I asked John Woods of the New York Times' Fifth Down Blog what his take was on this matter:
Question: "Corey Williams was on the Green Bay Packers team that held Brandon Jacobs to 67 yards in the postseason last year. Williams was quoted this week as saying, "You have to come out and hit him [Jacobs] in the mouth early. That way he gets tentative later on. We need to do that Monday night." Jacobs then responded with non-direct, yet direct jabs back at Williams.
How do you expect the physical Jacobs to fare against a massive front including Shaun Rogers and Corey Williams? Which team, if any, will the "bulletin-board material" benefit more, considering the Browns need to do something to get the ball rolling, but the Giants are used to this sort of thing?"
Woods: "The thing is, the Giants seem to be on a roll, and not just on the field: I think their morale must be at a record high. The Plaxico Burress story (where the team suspended him for missing a Monday workout) seemed to have no effect in the locker room, and that's in New York where the media is thirsty for player-on-player crime. So when the Browns' Corey Williams says something like Brandon Jacobs is going to be tentative when confronted by a physical front four on defense, I think it's poor strategy on his part.
For one thing, Jacobs is a physical runner. For better or for worse, that's his game. What Williams said is probably the kind of pregame talk Jacobs, and his offensive line, wants to hear.
For another thing, the Giants' rushing game seems fairly solid. Last week, it went up against a Seahawks' defense that had held Marshawn Lynch, Frank Gore and Steven Jackson all well under 100 yards apiece. Jacobs rushed for 136, with two scores. All three of the Giants tailbacks who played in that game averaged better than 5 yards a carry and had at least one gain of 20 yards or more.
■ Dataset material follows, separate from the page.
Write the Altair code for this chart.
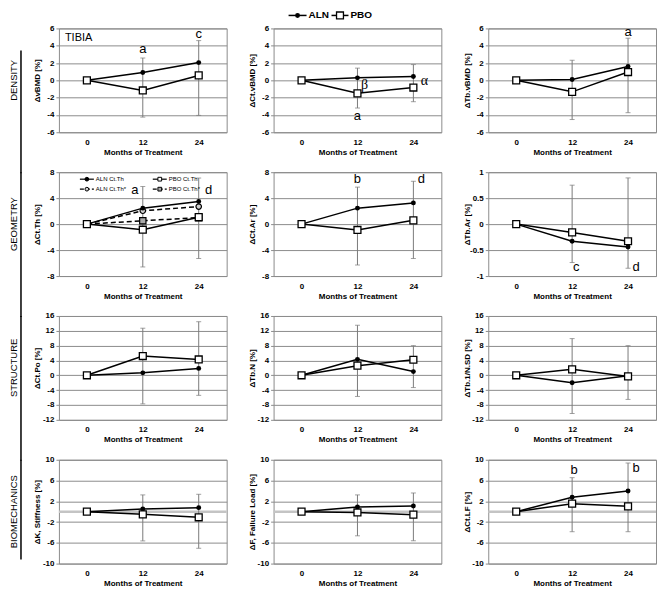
import altair as alt
import pandas as pd

# ---------------- data ----------------
months = [0, 12, 24]
row_labels = ["DENSITY", "GEOMETRY", "STRUCTURE", "BIOMECHANICS"]
panel_titles = [
    "ΔvBMD [%]", "ΔCt.vBMD [%]", "ΔTb.vBMD [%]",
    "ΔCt.Th [%]", "ΔCt.Ar [%]", "ΔTb.Ar [%]",
    "ΔCt.Po [%]", "ΔTb.N [%]", "ΔTb.1/N.SD [%]",
    "ΔK, Stiffness [%]", "ΔF, Failure Load [%]", "ΔCt.LF [%]",
]
aln_values = [
    [0, 0.9, 2.05], [0, 0.29, 0.44], [0, 0.1, 1.6],
    [0, 2.46, 3.5], [0, 2.46, 3.27], [0, -0.33, -0.44],
    [0, 0.66, 1.86], [0, 4.3, 1.0], [0, -2.0, -0.1],
    [0, 0.52, 0.77], [0, 0.89, 1.08], [0, 2.79, 3.98],
]
pbo_values = [
    [0, -1.17, 0.57], [0, -1.5, -0.83], [0, -1.33, 0.96],
    [0, -0.86, 1.07], [0, -0.9, 0.58], [0, -0.16, -0.33],
    [0, 5.2, 4.28], [0, 2.6, 4.2], [0, 1.6, -0.3],
    [0, -0.52, -1.08], [0, -0.15, -0.58], [0, 1.54, 1.03],
]
err_months = [12, 24]
err_low = [
    [-4.25, -4.05], [-3.2, -2.47], [-4.53, -3.74],
    [-6.6, -5.3], [-6.3, -5.3], [-0.74, -0.85],
    [-7.7, -5.4], [-5.7, -3.3], [-10.3, -6.5],
    [-5.63, -7.05], [-4.65, -5.6], [-3.86, -3.86],
]
err_high = [
    [2.58, 4.59], [1.41, 1.82], [2.32, 4.87],
    [5.8, 7.1], [5.7, 6.6], [0.75, 0.89],
    [12.7, 14.45], [13.5, 8.0], [9.9, 8.0],
    [3.23, 3.35], [3.23, 3.6], [6.55, 9.37],
]
y_ticks = [
    [-6, -4, -2, 0, 2, 4, 6]] * 3 + [
    [-8, -4, 0, 4, 8], [-8, -4, 0, 4, 8], [-1, -0.5, 0, 0.5, 1]] + [
    [-12, -8, -4, 0, 4, 8, 12, 16]] * 3 + [
    [-10, -6, -2, 2, 6, 10]] * 3

# corrected cortical thickness series (GEOMETRY, first panel)
aln_star = [0, 2.06, 2.7]
pbo_star = [0, 0.52, 1.0]

# significance letters: panel, month, y, text, dx, serif
annotations = [
    (0, 12, 3.6, "a", 0, False), (0, 24, 5.4, "c", 0, False),
    (1, 12, -0.55, "β", 7, True), (1, 24, -0.1, "α", 11, True),
    (1, 12, -4.1, "a", 0, False),
    (2, 24, 5.55, "a", 0, False),
    (3, 12, 5.3, "a", -8, False), (3, 24, 5.3, "d", 10, False),
    (4, 12, 6.95, "b", 0, False), (4, 24, 6.95, "d", 8, False),
    (5, 12, -0.83, "c", 4, False), (5, 24, -0.83, "d", 8, False),
    (11, 12, 7.96, "b", 2, False), (11, 24, 8.5, "b", 8, False),
]

# ---------------- layout ----------------
W, H = 168, 104
COL_SPACE, ROW_SPACE = 47, 40
FONT = "Liberation Sans"
GRID = "#8c8c8c"


def xch(field="month"):
    return alt.X(
        f"{field}:O",
        scale=alt.Scale(type="point", padding=0.5, domain=months),
        axis=alt.Axis(title="Months of Treatment", labelAngle=0, ticks=False,
                      tickSize=0, labelPadding=6, titlePadding=2, grid=False),
    )


def panel(i):
    ticks = y_ticks[i]
    yscale = alt.Scale(domain=[ticks[0], ticks[-1]], nice=False, zero=False)
    yaxis = alt.Axis(values=ticks, labelExpr="replace(format(datum.value, '.1~f'), '−', '-')",
                     grid=True, gridColor=GRID,
                     tickColor=GRID, tickSize=3, labelPadding=2,
                     minExtent=15, maxExtent=15, titlePadding=2)

    def ych(field):
        return alt.Y(f"{field}:Q", scale=yscale, axis=yaxis, title=panel_titles[i])

    layers = []
    if i >= 9:
        zero = pd.DataFrame({"value": [0]})
        layers.append(alt.Chart(zero).mark_rule(color="#c4c4c4", strokeWidth=2.5)
                      .encode(y=ych("value")))

    err = pd.DataFrame({"month": err_months, "lo": err_low[i], "hi": err_high[i]})
    eb = alt.Chart(err)
    layers.append(eb.mark_rule(color="#7a7a7a", strokeWidth=1)
                  .encode(x=xch(), y=ych("lo"), y2="hi:Q"))
    layers.append(eb.mark_tick(color="#7a7a7a", size=5, thickness=1)
                  .encode(x=xch(), y=ych("lo")))
    layers.append(eb.mark_tick(color="#7a7a7a", size=5, thickness=1)
                  .encode(x=xch(), y=ych("hi")))

    aln = pd.DataFrame({"month": months, "value": aln_values[i]})
    pbo = pd.DataFrame({"month": months, "value": pbo_values[i]})

    if i == 3:
        astar = pd.DataFrame({"month": months, "value": aln_star})
        pstar = pd.DataFrame({"month": months, "value": pbo_star})
        for d in (astar, pstar):
            layers.append(alt.Chart(d).mark_line(color="black", strokeWidth=1.5,
                                                 strokeDash=[5, 3])
                          .encode(x=xch(), y=ych("value")))

    for d in (aln, pbo):
        layers.append(alt.Chart(d).mark_line(color="black", strokeWidth=1.5)
                      .encode(x=xch(), y=ych("value")))

    if i == 3:
        layers.append(alt.Chart(astar).mark_point(shape="circle", filled=True,
                                                  fill="#cfcfcf", stroke="black",
                                                  strokeWidth=1.2, size=30, opacity=1)
                      .encode(x=xch(), y=ych("value")))
        layers.append(alt.Chart(pstar).mark_point(shape="square", filled=True,
                                                  fill="#a8a8a8", stroke="black",
                                                  strokeWidth=1.2, size=40, opacity=1)
                      .encode(x=xch(), y=ych("value")))

    layers.append(alt.Chart(aln).mark_point(shape="circle", filled=True, color="black",
                                            size=24, opacity=1)
                  .encode(x=xch(), y=ych("value")))
    layers.append(alt.Chart(pbo).mark_point(shape="square", filled=True, fill="white",
                                            stroke="black", strokeWidth=1.3, size=48,
                                            opacity=1)
                  .encode(x=xch(), y=ych("value")))

    for (p, m, yv, txt, dx, serif) in annotations:
        if p != i:
            continue
        a = pd.DataFrame({"month": [m], "value": [yv], "t": [txt]})
        layers.append(alt.Chart(a).mark_text(
            fontSize=14 if serif else 13,
            font="Liberation Serif" if serif else FONT,
            dx=dx, color="black", baseline="middle")
            .encode(x=xch(), y=ych("value"), text="t:N"))

    # decorations
    if i == 0:
        t = pd.DataFrame({"t": ["TIBIA"]})
        layers.append(alt.Chart(t).mark_text(align="left", baseline="middle", fontSize=11,
                                             font=FONT, color="black")
                      .encode(x=alt.value(6), y=alt.value(10), text="t:N"))
    if i == 1:
        lg = pd.DataFrame({"t": ["ALN"]})
        ly = -13
        c = alt.Chart(lg)
        layers += [
            c.mark_rule(color="black", strokeWidth=1.5).encode(
                x=alt.value(15), x2=alt.value(33), y=alt.value(ly)),
            c.mark_point(shape="circle", filled=True, color="black", size=24, opacity=1)
            .encode(x=alt.value(24), y=alt.value(ly)),
            c.mark_text(align="left", baseline="middle", fontSize=10, fontWeight="bold",
                        font=FONT, color="black")
            .encode(x=alt.value(35), y=alt.value(ly), text=alt.value("ALN")),
            c.mark_rule(color="black", strokeWidth=1.5).encode(
                x=alt.value(58), x2=alt.value(75), y=alt.value(ly)),
            c.mark_point(shape="square", filled=True, fill="white", stroke="black",
                         strokeWidth=1.3, size=48, opacity=1)
            .encode(x=alt.value(66.5), y=alt.value(ly)),
            c.mark_text(align="left", baseline="middle", fontSize=10, fontWeight="bold",
                        font=FONT, color="black")
            .encode(x=alt.value(77), y=alt.value(ly), text=alt.value("PBO")),
        ]
    if i == 3:
        c = alt.Chart(pd.DataFrame({"t": ["x"]}))
        items = [
            (21, 7, "ALN Ct.Th", "circle", "black", None),
            (94, 7, "PBO Ct.Th", "square", "white", None),
            (21, 17, "ALN Ct.Th*", "circle", "#cfcfcf", [4, 2]),
            (94, 17, "PBO Ct.Th*", "square", "#a8a8a8", [4, 2]),
        ]
        for (lx, ly, txt, shp, fill, dash) in items:
            rk = dict(color="black", strokeWidth=1.2)
            if dash:
                rk["strokeDash"] = dash
            layers.append(c.mark_rule(**rk).encode(
                x=alt.value(lx), x2=alt.value(lx + 14), y=alt.value(ly)))
            layers.append(c.mark_point(shape=shp, filled=True, fill=fill, stroke="black",
                                       strokeWidth=1, size=14, opacity=1)
                          .encode(x=alt.value(lx + 7), y=alt.value(ly)))
            layers.append(c.mark_text(align="left", baseline="middle", fontSize=6,
                                      font=FONT, color="black")
                          .encode(x=alt.value(lx + 16), y=alt.value(ly),
                                  text=alt.value(txt)))
    if i % 3 == 0:
        r = i // 3
        c = alt.Chart(pd.DataFrame({"t": [row_labels[r]]}))
        layers.append(c.mark_text(angle=270, align="center", baseline="middle",
                                  fontSize=9.5, font=FONT, color="black")
                      .encode(x=alt.value(-45), y=alt.value(H / 2), text="t:N"))
        y0 = 22 if r == 0 else 0
        y1 = H - 4 if r == 3 else H + ROW_SPACE + 1
        layers.append(c.mark_rule(color="black", strokeWidth=1.5).encode(
            x=alt.value(-38), y=alt.value(y0), y2=alt.value(y1)))

    return alt.layer(*layers).properties(width=W, height=H)


panels = [panel(i) for i in range(12)]

chart = alt.concat(
    *panels, columns=3, bounds="flush",
    spacing={"row": ROW_SPACE, "column": COL_SPACE},
).properties(padding=0, background="white").configure_view(
    stroke=GRID, strokeWidth=1
).configure_axis(
    labelFont=FONT, titleFont=FONT, labelFontSize=8, titleFontSize=8,
    labelFontWeight="bold", titleFontWeight="bold", labelColor="black",
    titleColor="black", domain=False,
)

chart.save("out.html", embed_options={"renderer": "svg", "actions": False})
Now, I am not saying the Giants are unstoppable, but their success on the ground so far is probably not a fluke.
Finally, even if Williams is right, and Jacobs is a panty-waisted Nancy Boy who is going to be cowed by some solid knocks to the head, the Giants have like-minded runners to replace him, including Ahmad Bradshaw, who led the Giants in rushing in the playoffs last seson.
So, I think Williams's comments probably play into the Giants' hands a little, though sometimes I think pro athletes are so removed from real life that bulletin-board stuff just doesn't matter to them. No matter what happens, Jacobs will still drive home in his giant S.U.V. Anyway, it's probably more important, I think, for the Browns to score a few points than to get into Jacobs's head."